Problem description: Leave out the pictures, and retype only the lines from the beginning of the material through the line that contains "def py(y): return 1 - y / H", including both.

Source excerpt:
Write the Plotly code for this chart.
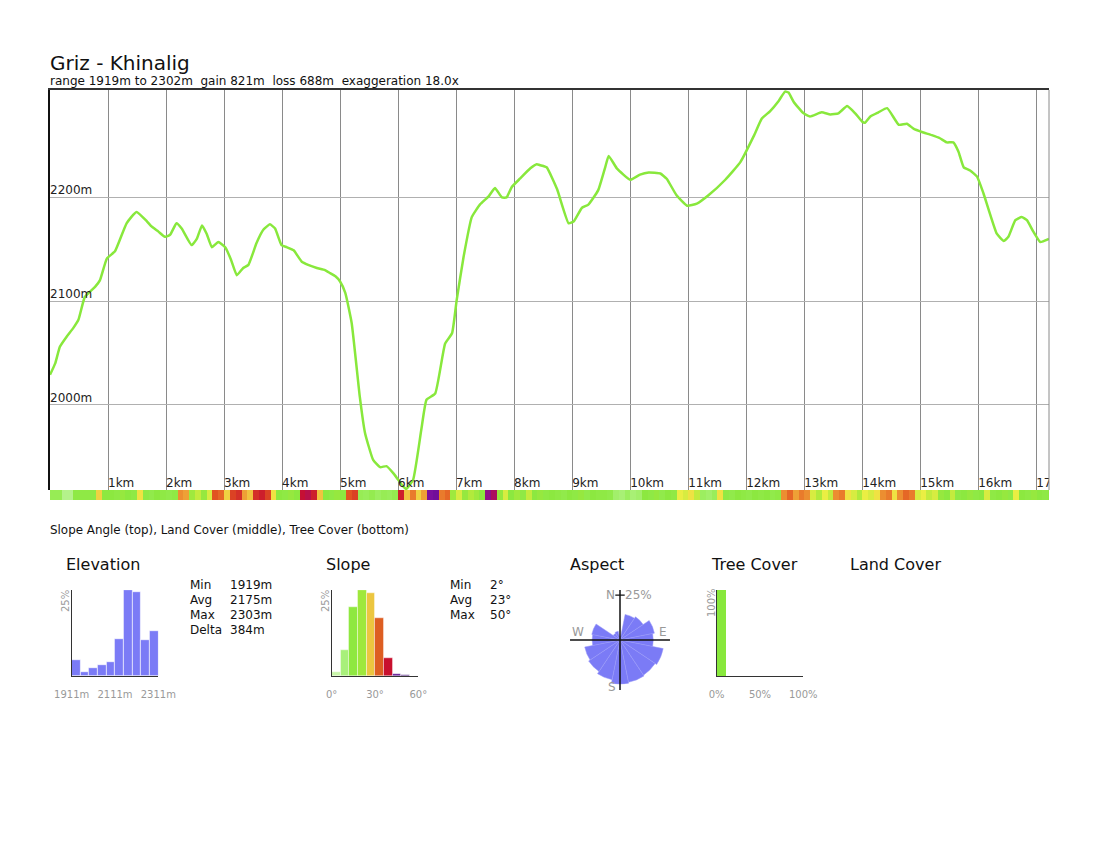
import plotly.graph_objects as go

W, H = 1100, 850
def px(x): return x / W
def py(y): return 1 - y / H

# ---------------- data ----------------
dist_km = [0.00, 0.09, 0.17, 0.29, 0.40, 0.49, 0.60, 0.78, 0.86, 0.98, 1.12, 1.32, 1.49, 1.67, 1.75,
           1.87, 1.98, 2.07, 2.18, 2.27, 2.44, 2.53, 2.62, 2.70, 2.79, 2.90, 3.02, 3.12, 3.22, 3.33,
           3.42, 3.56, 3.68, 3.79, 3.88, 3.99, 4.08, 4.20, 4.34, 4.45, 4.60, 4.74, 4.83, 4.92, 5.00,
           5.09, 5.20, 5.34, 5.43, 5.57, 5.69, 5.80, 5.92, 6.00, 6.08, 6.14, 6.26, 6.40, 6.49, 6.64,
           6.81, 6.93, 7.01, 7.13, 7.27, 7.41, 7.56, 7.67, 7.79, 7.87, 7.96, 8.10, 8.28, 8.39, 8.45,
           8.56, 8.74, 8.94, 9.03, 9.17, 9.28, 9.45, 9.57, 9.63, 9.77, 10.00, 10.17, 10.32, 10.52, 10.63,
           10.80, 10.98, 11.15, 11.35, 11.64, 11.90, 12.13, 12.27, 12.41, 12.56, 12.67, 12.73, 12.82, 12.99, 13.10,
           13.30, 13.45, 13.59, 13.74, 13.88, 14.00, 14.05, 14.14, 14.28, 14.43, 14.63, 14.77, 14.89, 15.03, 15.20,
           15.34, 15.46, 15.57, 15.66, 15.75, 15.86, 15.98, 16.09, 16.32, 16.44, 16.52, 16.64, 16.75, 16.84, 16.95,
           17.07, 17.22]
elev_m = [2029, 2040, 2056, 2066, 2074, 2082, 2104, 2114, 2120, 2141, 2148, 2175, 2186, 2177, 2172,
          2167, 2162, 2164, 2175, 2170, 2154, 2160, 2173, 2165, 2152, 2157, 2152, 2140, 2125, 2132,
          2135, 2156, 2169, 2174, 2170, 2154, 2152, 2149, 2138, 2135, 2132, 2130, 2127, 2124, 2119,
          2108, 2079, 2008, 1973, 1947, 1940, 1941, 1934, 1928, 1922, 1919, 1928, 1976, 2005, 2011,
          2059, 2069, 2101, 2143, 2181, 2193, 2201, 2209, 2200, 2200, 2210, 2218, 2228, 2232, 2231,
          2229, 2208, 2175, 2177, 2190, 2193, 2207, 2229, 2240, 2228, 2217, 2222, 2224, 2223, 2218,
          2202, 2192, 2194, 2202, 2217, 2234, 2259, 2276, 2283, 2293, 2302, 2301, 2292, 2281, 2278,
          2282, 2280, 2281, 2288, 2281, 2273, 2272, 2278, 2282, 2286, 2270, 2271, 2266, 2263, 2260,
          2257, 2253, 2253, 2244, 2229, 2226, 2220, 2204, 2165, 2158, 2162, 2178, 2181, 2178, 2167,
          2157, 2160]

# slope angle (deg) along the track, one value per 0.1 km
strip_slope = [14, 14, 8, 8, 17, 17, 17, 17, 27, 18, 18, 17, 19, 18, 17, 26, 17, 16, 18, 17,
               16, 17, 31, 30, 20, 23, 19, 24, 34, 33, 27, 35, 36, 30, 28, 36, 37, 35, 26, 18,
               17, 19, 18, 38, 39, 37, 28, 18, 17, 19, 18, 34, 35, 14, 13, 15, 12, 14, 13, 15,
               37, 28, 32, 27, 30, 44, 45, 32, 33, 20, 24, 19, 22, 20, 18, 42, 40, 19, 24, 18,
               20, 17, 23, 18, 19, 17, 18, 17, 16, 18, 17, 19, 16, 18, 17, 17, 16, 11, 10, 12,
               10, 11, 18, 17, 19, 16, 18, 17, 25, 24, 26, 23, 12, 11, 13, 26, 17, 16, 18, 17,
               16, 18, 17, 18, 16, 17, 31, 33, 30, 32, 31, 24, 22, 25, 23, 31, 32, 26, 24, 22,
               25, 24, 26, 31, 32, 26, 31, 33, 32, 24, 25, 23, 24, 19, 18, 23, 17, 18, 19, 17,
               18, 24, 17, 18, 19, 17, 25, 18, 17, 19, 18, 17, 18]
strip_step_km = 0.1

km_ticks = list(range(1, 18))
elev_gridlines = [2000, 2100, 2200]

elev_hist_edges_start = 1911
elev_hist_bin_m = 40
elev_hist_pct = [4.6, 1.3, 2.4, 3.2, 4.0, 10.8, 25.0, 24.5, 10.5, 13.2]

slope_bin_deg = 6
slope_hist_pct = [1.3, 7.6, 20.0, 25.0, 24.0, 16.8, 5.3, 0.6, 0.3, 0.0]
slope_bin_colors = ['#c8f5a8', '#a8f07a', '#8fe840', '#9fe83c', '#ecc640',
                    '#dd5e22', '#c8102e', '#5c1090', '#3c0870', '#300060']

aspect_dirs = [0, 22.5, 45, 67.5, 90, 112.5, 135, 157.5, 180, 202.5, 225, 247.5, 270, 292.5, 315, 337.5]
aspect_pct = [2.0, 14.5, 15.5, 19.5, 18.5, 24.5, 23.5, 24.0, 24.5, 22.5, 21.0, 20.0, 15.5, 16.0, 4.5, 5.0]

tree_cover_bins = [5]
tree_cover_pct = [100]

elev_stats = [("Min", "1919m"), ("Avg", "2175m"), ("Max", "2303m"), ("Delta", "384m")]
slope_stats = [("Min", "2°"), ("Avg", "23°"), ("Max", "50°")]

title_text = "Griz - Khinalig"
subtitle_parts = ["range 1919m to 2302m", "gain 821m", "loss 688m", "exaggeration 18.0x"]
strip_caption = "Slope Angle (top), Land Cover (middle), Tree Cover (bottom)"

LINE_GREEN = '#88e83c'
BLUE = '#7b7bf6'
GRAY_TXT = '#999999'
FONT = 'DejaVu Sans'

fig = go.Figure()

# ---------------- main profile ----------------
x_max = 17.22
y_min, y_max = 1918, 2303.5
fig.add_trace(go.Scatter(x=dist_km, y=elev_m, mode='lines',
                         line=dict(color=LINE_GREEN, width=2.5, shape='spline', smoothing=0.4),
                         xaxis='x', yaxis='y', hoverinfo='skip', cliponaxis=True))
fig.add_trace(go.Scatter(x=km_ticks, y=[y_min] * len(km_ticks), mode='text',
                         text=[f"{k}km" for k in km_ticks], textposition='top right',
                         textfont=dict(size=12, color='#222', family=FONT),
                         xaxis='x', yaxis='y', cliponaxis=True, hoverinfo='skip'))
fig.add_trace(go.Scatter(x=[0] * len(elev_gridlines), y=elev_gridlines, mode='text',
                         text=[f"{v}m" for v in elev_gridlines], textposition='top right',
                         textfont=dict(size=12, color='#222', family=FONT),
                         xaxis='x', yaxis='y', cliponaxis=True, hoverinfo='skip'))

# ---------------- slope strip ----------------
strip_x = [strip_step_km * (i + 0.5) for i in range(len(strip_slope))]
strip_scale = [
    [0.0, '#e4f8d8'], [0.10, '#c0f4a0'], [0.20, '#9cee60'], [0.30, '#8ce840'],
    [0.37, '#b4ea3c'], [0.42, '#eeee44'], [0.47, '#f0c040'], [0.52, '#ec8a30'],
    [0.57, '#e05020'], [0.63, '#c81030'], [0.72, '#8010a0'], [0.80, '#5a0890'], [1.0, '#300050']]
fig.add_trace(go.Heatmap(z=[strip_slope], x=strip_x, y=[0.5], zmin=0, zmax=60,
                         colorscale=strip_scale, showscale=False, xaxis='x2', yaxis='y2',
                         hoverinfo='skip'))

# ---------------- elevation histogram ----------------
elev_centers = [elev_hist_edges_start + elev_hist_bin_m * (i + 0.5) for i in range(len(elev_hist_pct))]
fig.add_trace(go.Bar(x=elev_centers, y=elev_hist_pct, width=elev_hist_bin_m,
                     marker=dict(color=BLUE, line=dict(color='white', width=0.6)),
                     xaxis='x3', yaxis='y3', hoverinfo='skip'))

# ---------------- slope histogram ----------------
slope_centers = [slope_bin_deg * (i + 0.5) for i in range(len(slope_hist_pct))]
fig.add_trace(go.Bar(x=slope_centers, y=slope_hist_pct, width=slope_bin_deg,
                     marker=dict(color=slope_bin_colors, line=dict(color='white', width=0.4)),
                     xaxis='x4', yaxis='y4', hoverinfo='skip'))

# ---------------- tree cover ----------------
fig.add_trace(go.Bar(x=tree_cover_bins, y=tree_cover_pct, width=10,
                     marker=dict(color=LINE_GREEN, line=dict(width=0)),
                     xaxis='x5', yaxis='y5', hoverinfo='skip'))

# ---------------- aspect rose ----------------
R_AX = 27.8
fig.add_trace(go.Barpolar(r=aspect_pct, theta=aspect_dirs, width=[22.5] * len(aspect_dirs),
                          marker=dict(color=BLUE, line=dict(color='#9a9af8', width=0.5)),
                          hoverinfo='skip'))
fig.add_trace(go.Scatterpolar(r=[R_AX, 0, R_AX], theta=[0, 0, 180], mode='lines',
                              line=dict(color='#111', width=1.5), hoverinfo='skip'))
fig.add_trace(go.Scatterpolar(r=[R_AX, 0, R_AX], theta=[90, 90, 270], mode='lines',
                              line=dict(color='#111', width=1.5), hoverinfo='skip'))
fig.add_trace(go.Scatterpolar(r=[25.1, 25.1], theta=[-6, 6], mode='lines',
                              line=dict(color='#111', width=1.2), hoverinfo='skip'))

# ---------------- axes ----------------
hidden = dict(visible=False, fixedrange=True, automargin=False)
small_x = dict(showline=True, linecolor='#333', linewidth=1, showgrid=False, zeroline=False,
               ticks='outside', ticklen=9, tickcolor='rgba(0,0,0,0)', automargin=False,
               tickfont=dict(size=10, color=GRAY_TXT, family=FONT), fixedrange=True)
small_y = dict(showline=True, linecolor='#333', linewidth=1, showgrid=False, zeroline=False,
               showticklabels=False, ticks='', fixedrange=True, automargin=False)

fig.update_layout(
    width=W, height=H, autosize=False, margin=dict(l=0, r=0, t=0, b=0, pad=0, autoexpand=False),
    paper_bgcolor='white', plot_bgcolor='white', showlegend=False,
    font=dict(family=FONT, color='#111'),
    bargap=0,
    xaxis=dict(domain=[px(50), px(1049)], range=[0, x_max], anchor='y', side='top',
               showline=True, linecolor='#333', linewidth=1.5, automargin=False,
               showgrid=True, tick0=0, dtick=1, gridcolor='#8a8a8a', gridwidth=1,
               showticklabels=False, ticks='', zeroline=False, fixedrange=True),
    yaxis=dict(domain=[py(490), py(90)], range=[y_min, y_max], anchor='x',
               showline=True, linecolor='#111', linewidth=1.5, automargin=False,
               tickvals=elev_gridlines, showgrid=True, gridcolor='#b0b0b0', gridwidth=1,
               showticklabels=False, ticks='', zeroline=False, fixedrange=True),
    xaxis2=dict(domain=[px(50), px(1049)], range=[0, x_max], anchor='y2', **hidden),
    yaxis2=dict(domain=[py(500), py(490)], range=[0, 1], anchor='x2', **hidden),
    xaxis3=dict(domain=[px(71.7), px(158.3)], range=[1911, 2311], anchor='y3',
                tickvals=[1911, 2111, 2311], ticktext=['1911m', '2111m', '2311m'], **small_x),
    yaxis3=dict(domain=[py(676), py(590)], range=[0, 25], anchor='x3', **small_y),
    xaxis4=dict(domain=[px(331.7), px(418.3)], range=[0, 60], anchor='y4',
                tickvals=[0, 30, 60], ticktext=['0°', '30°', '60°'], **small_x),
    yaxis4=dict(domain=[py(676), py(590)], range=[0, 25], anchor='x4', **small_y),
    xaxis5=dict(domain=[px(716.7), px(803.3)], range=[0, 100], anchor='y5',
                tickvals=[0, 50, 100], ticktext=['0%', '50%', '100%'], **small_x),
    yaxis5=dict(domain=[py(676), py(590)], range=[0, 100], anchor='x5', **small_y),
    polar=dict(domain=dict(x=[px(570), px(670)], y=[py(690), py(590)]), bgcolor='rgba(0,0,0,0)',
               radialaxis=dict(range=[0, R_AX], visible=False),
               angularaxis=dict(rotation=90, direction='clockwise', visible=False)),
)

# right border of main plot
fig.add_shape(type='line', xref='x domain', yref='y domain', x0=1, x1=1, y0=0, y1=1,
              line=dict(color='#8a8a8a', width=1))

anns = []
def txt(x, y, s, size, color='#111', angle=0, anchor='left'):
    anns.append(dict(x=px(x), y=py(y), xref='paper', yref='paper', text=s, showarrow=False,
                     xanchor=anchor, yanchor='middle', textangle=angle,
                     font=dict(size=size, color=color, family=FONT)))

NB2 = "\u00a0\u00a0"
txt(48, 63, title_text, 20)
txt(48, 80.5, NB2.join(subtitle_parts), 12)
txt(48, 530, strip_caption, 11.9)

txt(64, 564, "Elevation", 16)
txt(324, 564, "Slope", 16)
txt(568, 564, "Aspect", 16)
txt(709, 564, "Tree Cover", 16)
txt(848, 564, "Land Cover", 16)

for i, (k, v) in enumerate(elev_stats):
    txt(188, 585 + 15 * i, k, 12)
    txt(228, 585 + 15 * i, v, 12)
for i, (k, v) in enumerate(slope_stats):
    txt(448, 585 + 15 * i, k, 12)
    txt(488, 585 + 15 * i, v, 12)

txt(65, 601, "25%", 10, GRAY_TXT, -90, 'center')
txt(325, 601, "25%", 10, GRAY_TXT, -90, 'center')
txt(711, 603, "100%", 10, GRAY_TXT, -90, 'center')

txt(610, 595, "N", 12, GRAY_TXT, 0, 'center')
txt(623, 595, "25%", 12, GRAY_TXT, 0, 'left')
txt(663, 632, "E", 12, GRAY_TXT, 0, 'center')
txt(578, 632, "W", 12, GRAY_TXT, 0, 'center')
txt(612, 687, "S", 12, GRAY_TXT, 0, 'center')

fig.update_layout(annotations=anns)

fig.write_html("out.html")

Written reply:
Write the Plotly code for this chart.
import plotly.graph_objects as go

W, H = 1100, 850
def px(x): return x / W
def py(y): return 1 - y / H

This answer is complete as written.